## Given information
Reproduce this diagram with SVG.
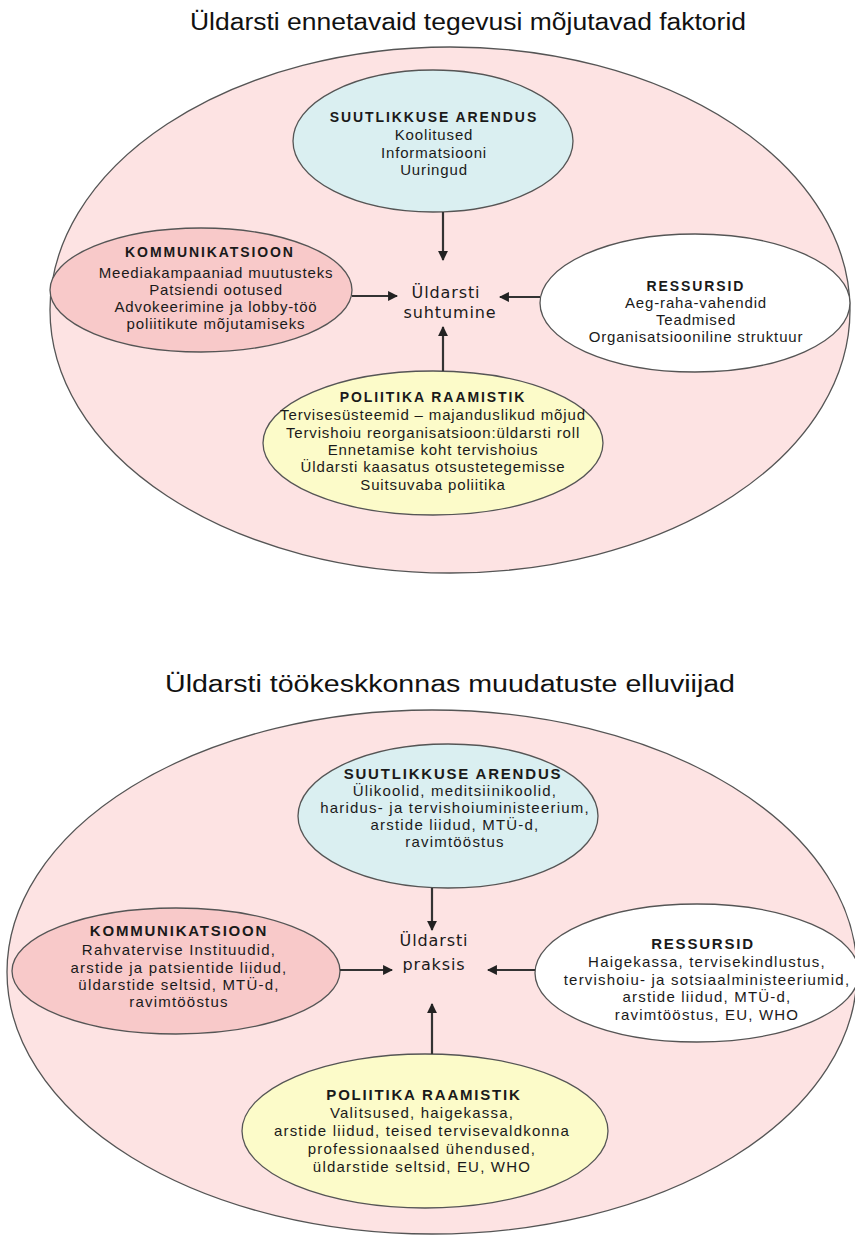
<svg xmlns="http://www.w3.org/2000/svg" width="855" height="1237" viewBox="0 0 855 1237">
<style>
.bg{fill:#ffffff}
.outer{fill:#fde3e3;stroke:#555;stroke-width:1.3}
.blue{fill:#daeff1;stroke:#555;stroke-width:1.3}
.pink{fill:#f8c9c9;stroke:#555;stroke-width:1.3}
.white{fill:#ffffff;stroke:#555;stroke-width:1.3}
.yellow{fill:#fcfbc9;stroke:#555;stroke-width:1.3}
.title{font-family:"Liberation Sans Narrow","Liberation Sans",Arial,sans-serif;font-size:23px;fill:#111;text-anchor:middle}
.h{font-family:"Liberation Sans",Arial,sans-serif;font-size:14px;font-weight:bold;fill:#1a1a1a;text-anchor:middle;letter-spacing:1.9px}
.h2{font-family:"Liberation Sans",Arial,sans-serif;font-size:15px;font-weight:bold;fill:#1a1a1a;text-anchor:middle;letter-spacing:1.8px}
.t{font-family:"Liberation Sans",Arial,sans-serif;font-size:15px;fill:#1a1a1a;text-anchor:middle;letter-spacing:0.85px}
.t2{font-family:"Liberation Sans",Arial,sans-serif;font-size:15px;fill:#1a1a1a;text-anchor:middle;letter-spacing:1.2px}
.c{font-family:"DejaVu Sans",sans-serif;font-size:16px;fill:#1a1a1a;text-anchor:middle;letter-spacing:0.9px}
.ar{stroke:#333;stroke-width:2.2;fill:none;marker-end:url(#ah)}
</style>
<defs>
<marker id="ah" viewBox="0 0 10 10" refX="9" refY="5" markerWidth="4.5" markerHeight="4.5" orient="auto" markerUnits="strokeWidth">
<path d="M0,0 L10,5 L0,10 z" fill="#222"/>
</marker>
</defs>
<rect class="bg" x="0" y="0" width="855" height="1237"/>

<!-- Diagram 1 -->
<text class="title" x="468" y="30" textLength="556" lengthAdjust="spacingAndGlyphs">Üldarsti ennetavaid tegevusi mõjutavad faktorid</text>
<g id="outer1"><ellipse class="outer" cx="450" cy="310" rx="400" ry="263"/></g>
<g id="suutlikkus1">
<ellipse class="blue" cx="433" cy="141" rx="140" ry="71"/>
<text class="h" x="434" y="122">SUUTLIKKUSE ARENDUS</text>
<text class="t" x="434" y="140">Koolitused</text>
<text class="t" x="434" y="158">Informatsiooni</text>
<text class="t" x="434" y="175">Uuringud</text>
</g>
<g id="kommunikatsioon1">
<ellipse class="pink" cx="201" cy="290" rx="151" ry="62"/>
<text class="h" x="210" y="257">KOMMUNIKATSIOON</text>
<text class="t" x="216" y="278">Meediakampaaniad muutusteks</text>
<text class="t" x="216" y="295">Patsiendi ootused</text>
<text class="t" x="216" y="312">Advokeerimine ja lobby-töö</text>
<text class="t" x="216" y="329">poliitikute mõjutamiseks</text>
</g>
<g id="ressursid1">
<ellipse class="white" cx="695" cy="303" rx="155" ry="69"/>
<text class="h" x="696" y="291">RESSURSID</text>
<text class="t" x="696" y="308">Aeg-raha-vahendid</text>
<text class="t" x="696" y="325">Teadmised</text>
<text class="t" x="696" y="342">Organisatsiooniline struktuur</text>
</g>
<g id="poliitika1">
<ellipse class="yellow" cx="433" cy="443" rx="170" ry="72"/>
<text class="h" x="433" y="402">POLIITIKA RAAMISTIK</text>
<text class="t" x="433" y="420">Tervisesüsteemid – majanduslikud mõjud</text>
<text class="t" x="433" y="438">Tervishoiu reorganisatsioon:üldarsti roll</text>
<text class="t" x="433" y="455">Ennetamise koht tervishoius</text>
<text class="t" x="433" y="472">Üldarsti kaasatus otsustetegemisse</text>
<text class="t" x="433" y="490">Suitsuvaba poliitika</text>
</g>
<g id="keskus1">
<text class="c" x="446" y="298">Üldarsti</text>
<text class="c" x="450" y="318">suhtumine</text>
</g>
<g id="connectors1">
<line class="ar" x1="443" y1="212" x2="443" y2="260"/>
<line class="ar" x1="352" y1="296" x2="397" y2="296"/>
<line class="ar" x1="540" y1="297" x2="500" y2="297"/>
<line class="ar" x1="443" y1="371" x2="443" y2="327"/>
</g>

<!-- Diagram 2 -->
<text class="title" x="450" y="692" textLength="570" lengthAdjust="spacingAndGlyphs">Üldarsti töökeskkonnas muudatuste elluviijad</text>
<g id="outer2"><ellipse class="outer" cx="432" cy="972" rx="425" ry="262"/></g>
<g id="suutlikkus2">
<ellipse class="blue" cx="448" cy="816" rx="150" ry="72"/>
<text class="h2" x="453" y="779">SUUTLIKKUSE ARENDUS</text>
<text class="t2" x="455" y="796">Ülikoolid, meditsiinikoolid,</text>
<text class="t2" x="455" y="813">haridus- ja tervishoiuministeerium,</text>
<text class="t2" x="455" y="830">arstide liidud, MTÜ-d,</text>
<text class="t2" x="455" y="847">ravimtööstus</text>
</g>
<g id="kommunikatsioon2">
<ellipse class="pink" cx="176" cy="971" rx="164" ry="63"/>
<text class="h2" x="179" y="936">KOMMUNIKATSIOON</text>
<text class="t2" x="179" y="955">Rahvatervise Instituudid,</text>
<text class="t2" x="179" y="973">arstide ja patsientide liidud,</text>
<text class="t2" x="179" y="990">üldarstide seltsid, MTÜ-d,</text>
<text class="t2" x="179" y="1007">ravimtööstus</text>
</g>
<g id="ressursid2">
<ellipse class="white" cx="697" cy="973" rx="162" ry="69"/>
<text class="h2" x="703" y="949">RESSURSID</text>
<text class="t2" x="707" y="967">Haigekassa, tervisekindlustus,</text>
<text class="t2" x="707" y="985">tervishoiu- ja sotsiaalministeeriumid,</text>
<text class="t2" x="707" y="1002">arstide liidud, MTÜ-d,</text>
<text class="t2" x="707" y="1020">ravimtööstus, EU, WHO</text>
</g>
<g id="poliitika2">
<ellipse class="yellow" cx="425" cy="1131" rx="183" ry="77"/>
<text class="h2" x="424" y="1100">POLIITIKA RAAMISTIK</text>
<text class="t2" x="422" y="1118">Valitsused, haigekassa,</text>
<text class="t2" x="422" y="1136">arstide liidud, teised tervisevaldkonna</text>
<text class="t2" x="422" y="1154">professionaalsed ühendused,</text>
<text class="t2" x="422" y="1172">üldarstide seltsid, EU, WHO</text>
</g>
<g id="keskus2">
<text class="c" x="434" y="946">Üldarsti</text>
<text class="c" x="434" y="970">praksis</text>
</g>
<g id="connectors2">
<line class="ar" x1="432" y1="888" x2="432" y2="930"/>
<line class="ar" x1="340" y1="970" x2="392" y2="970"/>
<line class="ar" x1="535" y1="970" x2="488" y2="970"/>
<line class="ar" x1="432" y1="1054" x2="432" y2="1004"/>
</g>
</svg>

## What to do
Return the whole listing, word for word, and leave out every picture.

## Exercise result
Reproduce this diagram with SVG.
<svg xmlns="http://www.w3.org/2000/svg" width="855" height="1237" viewBox="0 0 855 1237">
<style>
.bg{fill:#ffffff}
.outer{fill:#fde3e3;stroke:#555;stroke-width:1.3}
.blue{fill:#daeff1;stroke:#555;stroke-width:1.3}
.pink{fill:#f8c9c9;stroke:#555;stroke-width:1.3}
.white{fill:#ffffff;stroke:#555;stroke-width:1.3}
.yellow{fill:#fcfbc9;stroke:#555;stroke-width:1.3}
.title{font-family:"Liberation Sans Narrow","Liberation Sans",Arial,sans-serif;font-size:23px;fill:#111;text-anchor:middle}
.h{font-family:"Liberation Sans",Arial,sans-serif;font-size:14px;font-weight:bold;fill:#1a1a1a;text-anchor:middle;letter-spacing:1.9px}
.h2{font-family:"Liberation Sans",Arial,sans-serif;font-size:15px;font-weight:bold;fill:#1a1a1a;text-anchor:middle;letter-spacing:1.8px}
.t{font-family:"Liberation Sans",Arial,sans-serif;font-size:15px;fill:#1a1a1a;text-anchor:middle;letter-spacing:0.85px}
.t2{font-family:"Liberation Sans",Arial,sans-serif;font-size:15px;fill:#1a1a1a;text-anchor:middle;letter-spacing:1.2px}
.c{font-family:"DejaVu Sans",sans-serif;font-size:16px;fill:#1a1a1a;text-anchor:middle;letter-spacing:0.9px}
.ar{stroke:#333;stroke-width:2.2;fill:none;marker-end:url(#ah)}
</style>
<defs>
<marker id="ah" viewBox="0 0 10 10" refX="9" refY="5" markerWidth="4.5" markerHeight="4.5" orient="auto" markerUnits="strokeWidth">
<path d="M0,0 L10,5 L0,10 z" fill="#222"/>
</marker>
</defs>
<rect class="bg" x="0" y="0" width="855" height="1237"/>

<!-- Diagram 1 -->
<text class="title" x="468" y="30" textLength="556" lengthAdjust="spacingAndGlyphs">Üldarsti ennetavaid tegevusi mõjutavad faktorid</text>
<g id="outer1"><ellipse class="outer" cx="450" cy="310" rx="400" ry="263"/></g>
<g id="suutlikkus1">
<ellipse class="blue" cx="433" cy="141" rx="140" ry="71"/>
<text class="h" x="434" y="122">SUUTLIKKUSE ARENDUS</text>
<text class="t" x="434" y="140">Koolitused</text>
<text class="t" x="434" y="158">Informatsiooni</text>
<text class="t" x="434" y="175">Uuringud</text>
</g>
<g id="kommunikatsioon1">
<ellipse class="pink" cx="201" cy="290" rx="151" ry="62"/>
<text class="h" x="210" y="257">KOMMUNIKATSIOON</text>
<text class="t" x="216" y="278">Meediakampaaniad muutusteks</text>
<text class="t" x="216" y="295">Patsiendi ootused</text>
<text class="t" x="216" y="312">Advokeerimine ja lobby-töö</text>
<text class="t" x="216" y="329">poliitikute mõjutamiseks</text>
</g>
<g id="ressursid1">
<ellipse class="white" cx="695" cy="303" rx="155" ry="69"/>
<text class="h" x="696" y="291">RESSURSID</text>
<text class="t" x="696" y="308">Aeg-raha-vahendid</text>
<text class="t" x="696" y="325">Teadmised</text>
<text class="t" x="696" y="342">Organisatsiooniline struktuur</text>
</g>
<g id="poliitika1">
<ellipse class="yellow" cx="433" cy="443" rx="170" ry="72"/>
<text class="h" x="433" y="402">POLIITIKA RAAMISTIK</text>
<text class="t" x="433" y="420">Tervisesüsteemid – majanduslikud mõjud</text>
<text class="t" x="433" y="438">Tervishoiu reorganisatsioon:üldarsti roll</text>
<text class="t" x="433" y="455">Ennetamise koht tervishoius</text>
<text class="t" x="433" y="472">Üldarsti kaasatus otsustetegemisse</text>
<text class="t" x="433" y="490">Suitsuvaba poliitika</text>
</g>
<g id="keskus1">
<text class="c" x="446" y="298">Üldarsti</text>
<text class="c" x="450" y="318">suhtumine</text>
</g>
<g id="connectors1">
<line class="ar" x1="443" y1="212" x2="443" y2="260"/>
<line class="ar" x1="352" y1="296" x2="397" y2="296"/>
<line class="ar" x1="540" y1="297" x2="500" y2="297"/>
<line class="ar" x1="443" y1="371" x2="443" y2="327"/>
</g>

<!-- Diagram 2 -->
<text class="title" x="450" y="692" textLength="570" lengthAdjust="spacingAndGlyphs">Üldarsti töökeskkonnas muudatuste elluviijad</text>
<g id="outer2"><ellipse class="outer" cx="432" cy="972" rx="425" ry="262"/></g>
<g id="suutlikkus2">
<ellipse class="blue" cx="448" cy="816" rx="150" ry="72"/>
<text class="h2" x="453" y="779">SUUTLIKKUSE ARENDUS</text>
<text class="t2" x="455" y="796">Ülikoolid, meditsiinikoolid,</text>
<text class="t2" x="455" y="813">haridus- ja tervishoiuministeerium,</text>
<text class="t2" x="455" y="830">arstide liidud, MTÜ-d,</text>
<text class="t2" x="455" y="847">ravimtööstus</text>
</g>
<g id="kommunikatsioon2">
<ellipse class="pink" cx="176" cy="971" rx="164" ry="63"/>
<text class="h2" x="179" y="936">KOMMUNIKATSIOON</text>
<text class="t2" x="179" y="955">Rahvatervise Instituudid,</text>
<text class="t2" x="179" y="973">arstide ja patsientide liidud,</text>
<text class="t2" x="179" y="990">üldarstide seltsid, MTÜ-d,</text>
<text class="t2" x="179" y="1007">ravimtööstus</text>
</g>
<g id="ressursid2">
<ellipse class="white" cx="697" cy="973" rx="162" ry="69"/>
<text class="h2" x="703" y="949">RESSURSID</text>
<text class="t2" x="707" y="967">Haigekassa, tervisekindlustus,</text>
<text class="t2" x="707" y="985">tervishoiu- ja sotsiaalministeeriumid,</text>
<text class="t2" x="707" y="1002">arstide liidud, MTÜ-d,</text>
<text class="t2" x="707" y="1020">ravimtööstus, EU, WHO</text>
</g>
<g id="poliitika2">
<ellipse class="yellow" cx="425" cy="1131" rx="183" ry="77"/>
<text class="h2" x="424" y="1100">POLIITIKA RAAMISTIK</text>
<text class="t2" x="422" y="1118">Valitsused, haigekassa,</text>
<text class="t2" x="422" y="1136">arstide liidud, teised tervisevaldkonna</text>
<text class="t2" x="422" y="1154">professionaalsed ühendused,</text>
<text class="t2" x="422" y="1172">üldarstide seltsid, EU, WHO</text>
</g>
<g id="keskus2">
<text class="c" x="434" y="946">Üldarsti</text>
<text class="c" x="434" y="970">praksis</text>
</g>
<g id="connectors2">
<line class="ar" x1="432" y1="888" x2="432" y2="930"/>
<line class="ar" x1="340" y1="970" x2="392" y2="970"/>
<line class="ar" x1="535" y1="970" x2="488" y2="970"/>
<line class="ar" x1="432" y1="1054" x2="432" y2="1004"/>
</g>
</svg>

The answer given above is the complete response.